Girls, une comète éphémère qui nous livre sa pop d’entre deux-mondes
Il y a presque un an prenait fin la (trop) courte carrière du groupe Girls. Sous ce nom se cache une pépite musicale pleine de bonheur vacillant écrite par Christopher Owens et produite par Chet « JR » White. Produite par le groupe, cette pop californienne à l’esthétique Do it yourself, capture des paysages sonores tentaculaires, offrant une pop indépendante portée par une voix de crooner brisé. Les chansons sont douces, familières, enveloppantes. C’est la musique de quelqu’un de profondément hors normes, mélancolique mais plein de joie délavée.
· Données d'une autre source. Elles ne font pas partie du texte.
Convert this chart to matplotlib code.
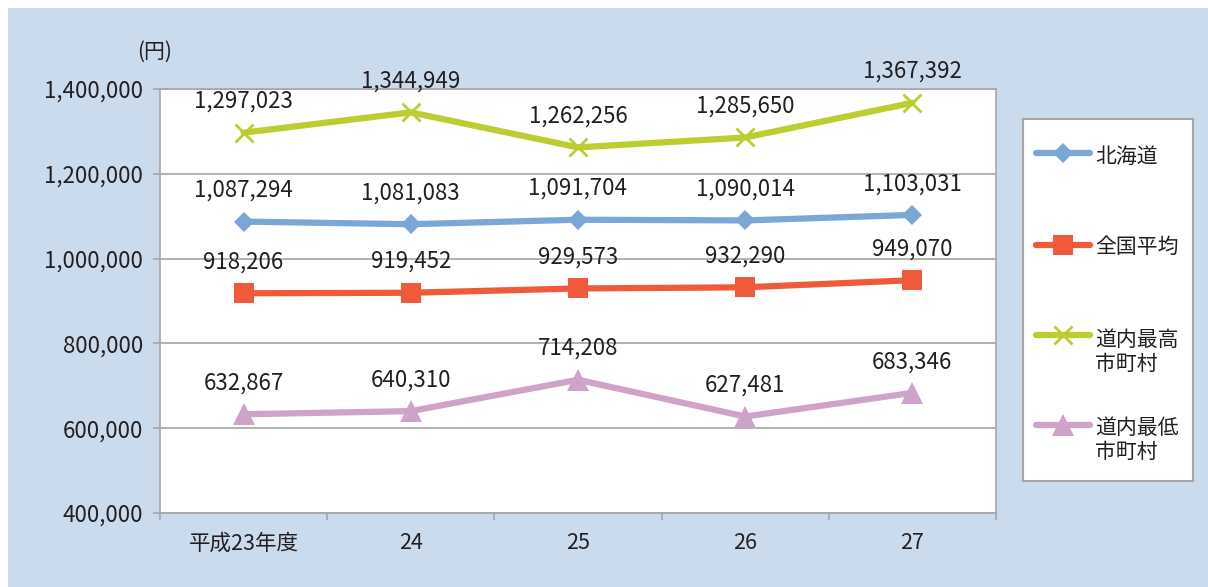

Hellhole Ratrace, le premier single du groupe, commence par les mots : « I’m sick and tired of the way that I feel », à fleur de peau, il résume en 5 minutes 30 la complexité de la personnalité d’Owens. Les origines du groupe sont romanesques, tristes et sordides. C’est le genre d’histoire qui peut submerger un groupe au point qu’on n’entende plus vraiment la musique. Pourtant l’espoir n’est jamais loin. Il faut saluer la qualité des arrangements musicaux de Girls, pas besoin de lire l’histoire de Chris Owens pour vous en rendre compte : c’est une œuvre vertigineuse et puissante, instinctivement, on sait que quelque chose de profond se passe. Principalement grâce à la voix si évocatrice d’Owens, une sorte de hoquet qui fait penser aux tristes génies de la pop : Elvis Costello, Paul McCartney ou Morrissey. Vulnérable, blessée, dramatique mais aussi chaleureuse. La musique semble se construire naturellement autour des rêveries de Chris, pure, honnête. Il ne gémit pas, il ne sanglote pas, ses chansons sont d’une simplicité désarmante, elle parlent de rupture, elles sont classiques, elles parlent de ce petit garçon qui a écouté de vieilles radios toute sa vie. Il s’en amuse mais il y a toujours un râlement blessé au fond de sa gorge, un son qui évoque des mondes de souffrance derrière les guitares légères et désinvoltes.
Ce qui fascine c’est cette capacité à manier les genres de manière efficace et créative : pop ensoleillée Californienne, ballades folk au coin du feu, new wave nerveuse…gospel, une réussite sauvage de mélodies baignées de soleil, de surf hawaïen, de shoegaze, de country déglinguée et de rock psyché. Depuis ses débuts, le groupe à décidé de ne se fixer aucune limite et ça s’entend. Sous l’apparente simplicité des titres se cachent une abondance de trouvailles et de couleurs musicales insoupçonnées. Girls parvient délicatement à couvrir des champs esthétiques nombreux et ça en deux albums seulement. Légèrement désordonné et extrêmement simple, les morceaux sont pourtant complexes, jamais faciles. Chacun des morceaux fonctionne à sa manière, tout est dans des détails qu’on ne remarque qu’au bout de la quinzième écoute, des détails subtiles et intuitifs qui font toute la richesse de la musique de Girls, cette musique qui vous brise le cœur et vous empli de joie à la fois.
La musique de Girls est trop belle pour être ignorée. Elle a cette innocence si difficile à capturer, un entre deux-mondes mélancoliques et enfantins. Du parcours d’Owens se dégage une sincérité désarmante. Si la musique de Girls est si obsédante c’est parce qu’elle n’est pas uniquement facile à écouter, elle est bien plus profonde que ce qu’elle paraît, et pour toutes ces raisons, on regrette amèrement que Girls ait mis fin à cette toute jeune carrière. Une comète éphémère sous acide qui ne se laissera pas oublier.